The truth: Small fleets, including fleets of one single piece of on or off-road equipment (such as one forklift), can enroll in clean fuel programs. The administrative processes of registering fleets of any size in state clean fuel programs can be burdensome. Businesses with large fleets may be able to hire a dedicated employee to manage their clean fuel program enrollment and resulting credit management, but smaller and mid-sized fleets usually don’t have this resource. 

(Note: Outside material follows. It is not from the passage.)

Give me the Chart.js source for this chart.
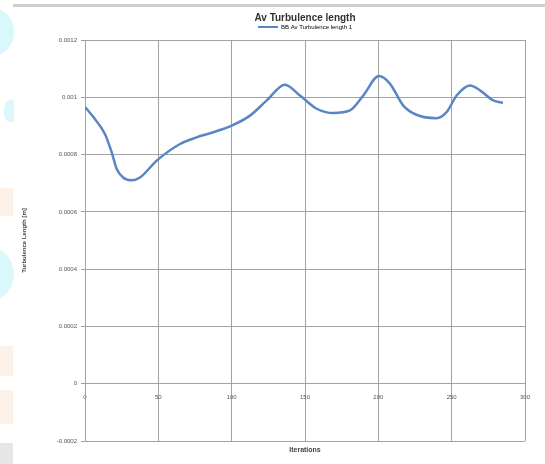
<!DOCTYPE html>
<html>
<head>
<meta charset="utf-8">
<script src="https://cdn.jsdelivr.net/npm/chart.js@4.4.1/dist/chart.umd.min.js"></script>
<style>
html,body{margin:0;padding:0;background:#fff;}
#wrap{position:relative;width:545px;height:464px;overflow:hidden;}
#c{position:absolute;left:0;top:0;z-index:2;}
.deco{position:absolute;z-index:1;}
</style>
</head>
<body>
<div id="wrap">
  <div class="deco" style="left:13px;top:4px;width:532px;height:3px;background:#cfcfcf;"></div>
  <div class="deco" style="left:-30px;top:8px;width:44px;height:48px;border-radius:50%;background:#d9f8fc;"></div>
  <div class="deco" style="left:4px;top:100px;width:10px;height:22px;border-radius:60% 0 0 60%;background:#dcf8fc;"></div>
  <div class="deco" style="left:0px;top:188px;width:13px;height:28px;background:#fdf1e7;"></div>
  <div class="deco" style="left:-40px;top:246px;width:54px;height:56px;border-radius:50%;background:#d9f8fc;"></div>
  <div class="deco" style="left:0px;top:346px;width:13px;height:30px;background:#fdf1e7;"></div>
  <div class="deco" style="left:0px;top:390px;width:13px;height:34px;background:#fdf1e7;"></div>
  <div class="deco" style="left:0px;top:443px;width:13px;height:21px;background:#e6e6e6;"></div>
  <canvas id="c" width="545" height="464"></canvas>
</div>
<script>
const chartTitle = "Av Turbulence length";
const seriesName = "BB Av Turbulence length 1";
const xTitle = "Iterations";
const yTitle = "Turbulence Length [m]";
const iterations = [0, 5.7, 13.6, 18.2, 21.6, 26, 31.8, 37.5, 48.9, 64.8, 76, 87.5, 100, 112.5, 123.9, 136.3, 146.6, 158, 169.3, 180.6, 189.7, 200.4, 208, 217, 226, 239.7, 246.5, 253.4, 262.5, 269.3, 278.3, 285];
const turbLength = [0.000966, 0.000931, 0.000872, 0.000808, 0.00075, 0.00072, 0.00071, 0.00072, 0.000779, 0.000837, 0.00086, 0.000878, 0.000901, 0.000936, 0.000989, 0.001044, 0.001006, 0.00096, 0.000945, 0.000954, 0.001006, 0.001074, 0.001047, 0.000971, 0.000939, 0.000927, 0.000948, 0.001006, 0.001041, 0.001024, 0.000989, 0.00098];
const xTicks = [0, 50, 100, 150, 200, 250, 300];
const yTicks = [-0.0002, 0, 0.0002, 0.0004, 0.0006, 0.0008, 0.001, 0.0012];

const points = iterations.map((x, i) => ({x: x, y: turbLength[i]}));
const lineColor = '#5a86c5';

const xTitlePlugin = {
  id: 'xTitlePlugin',
  afterDraw(chart) {
    const ctx = chart.ctx, a = chart.chartArea;
    ctx.save();
    ctx.font = 'bold 7px "Liberation Sans", Arial, sans-serif';
    ctx.fillStyle = '#444';
    ctx.textAlign = 'center';
    ctx.textBaseline = 'middle';
    ctx.fillText(xTitle, (a.left + a.right) / 2, a.bottom + 9);
    ctx.restore();
  }
};

new Chart(document.getElementById('c'), {
  type: 'scatter',
  data: {
    datasets: [{
      label: seriesName,
      data: points,
      showLine: true,
      borderColor: lineColor,
      backgroundColor: lineColor,
      borderWidth: 2.5,
      pointRadius: 0,
      tension: 0.4,
      cubicInterpolationMode: 'monotone'
    }]
  },
  options: {
    responsive: false,
    animation: false,
    layout: { padding: { left: 0, right: 20, top: 6, bottom: 23 } },
    plugins: {
      title: {
        display: true,
        fullSize: false,
        text: chartTitle,
        color: '#333',
        font: { family: '"Liberation Sans", Arial, sans-serif', size: 10, weight: 'bold' },
        padding: { top: 6, bottom: -7 }
      },
      legend: {
        display: true,
        fullSize: false,
        labels: {
          color: '#555',
          font: { family: '"Liberation Sans", Arial, sans-serif', size: 6 },
          boxWidth: 20,
          boxHeight: 0,
          padding: 7,
          generateLabels(chart) {
            return [{ text: seriesName, strokeStyle: lineColor, fillStyle: lineColor, lineWidth: 2, datasetIndex: 0 }];
          }
        }
      },
      tooltip: { enabled: false }
    },
    scales: {
      x: {
        type: 'linear',
        position: { y: 0 },
        min: 0, max: 300,
        afterBuildTicks(scale) { scale.ticks = xTicks.map(v => ({ value: v })); },
        ticks: {
          color: '#555',
          font: { family: '"Liberation Sans", Arial, sans-serif', size: 6 },
          padding: 7,
          maxRotation: 0
        },
        grid: { color: '#a2a2a2', lineWidth: 1, tickLength: 3 },
        border: { color: '#a2a2a2' }
      },
      y: {
        type: 'linear',
        min: -0.0002, max: 0.0012,
        afterBuildTicks(scale) { scale.ticks = yTicks.map(v => ({ value: v })); },
        afterFit(scale) { scale.width = 85; },
        ticks: {
          color: '#555',
          font: { family: '"Liberation Sans", Arial, sans-serif', size: 6 },
          padding: 4,
          callback: v => String(Number(v.toFixed(4)))
        },
        title: {
          display: true,
          text: yTitle,
          color: '#444',
          font: { family: '"Liberation Sans", Arial, sans-serif', size: 6, weight: 'bold' },
          padding: { top: 21, bottom: 0 }
        },
        grid: { color: '#a2a2a2', lineWidth: 1, tickLength: 4 },
        border: { color: '#a2a2a2' }
      }
    }
  },
  plugins: [xTitlePlugin]
});
</script>
</body>
</html>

That’s where e-Mission Control (eMC) comes in. As a champion of small- and medium-sized fleets, eMC has built an easy to use portal where clients can:

  • Quickly confirm fleet data quarterly 
  • Have instant message access to our Partner Success Team
  • Easily update contact and facility information
  • View and download current fleet data 
  • Access the most up-to-date clean fuel credit prices and detailed Incentive Summaries
  • Receive OEM support through our Strategic Partnership program
  • Use the on-road incentive estimator for planning electric fleet expansion 

eMC’s mission is to create a world where green transportation is accessible and affordable to all. For more information on small- and mid-size fleet participation, read our blog: Small Fleets Can Harness the Power of Clean Fuel Programs.

Misconception 5: Clean fuel programs don’t make a difference.

The truth: According to the Department of Environmental Quality, the Clean Fuels Program is one of Oregon’s most successful policies for addressing the state’s contribution to global climate change, reducing almost 6 million tons of greenhouse gas emissions and displacing over 1 billion gallons of fossil fuels. 

As of 2021, under the Low Carbon Fuel Standard (LCFS), California has displaced almost 9.3 billion gallons of petroleum diesel with clean, low-carbon alternatives such as renewable and bio-diesel, renewable natural gas, ethanol, and electricity.

Misconception 6: Clean fuel program rules are set in stone.

The truth: In reality, your voice does matter as the clean fuel program rules are updated with frequency. The administrative bodies that are in charge of clean fuel programs including the California Air Resources Board (CARB), the Oregon Department of Environmental Quality (DEQ), and the Washington Department of Ecology (ECY) hold regular listening sessions, both in person and over Zoom. To find out when the next listening sessions are, follow us on Twitter, Facebook or LinkedIn

Misconception 7: Clean fuel programs encourage polluters to continue polluting.

The truth: While the use and distribution of fossil fuels is still permitted under clean fuel programs, there is an overall reduction of carbon emissions which has led to improvements in the quality of the air that we breathe, especially in disadvantaged communities. 

Through clean fuel programs, producers and refiners of diesel and gasoline are also encouraged to produce a lower carbon intensive fuel which also helps reduce pollution caused by emissions in the transportation sector.

Lastly, with the development of new technologies created to harness the power of natural energy, more and more of our power is produced through these renewable, zero-emission sources each year. In fact, over 12% of US electricity is generated through wind, solar, hydroelectric and geothermal.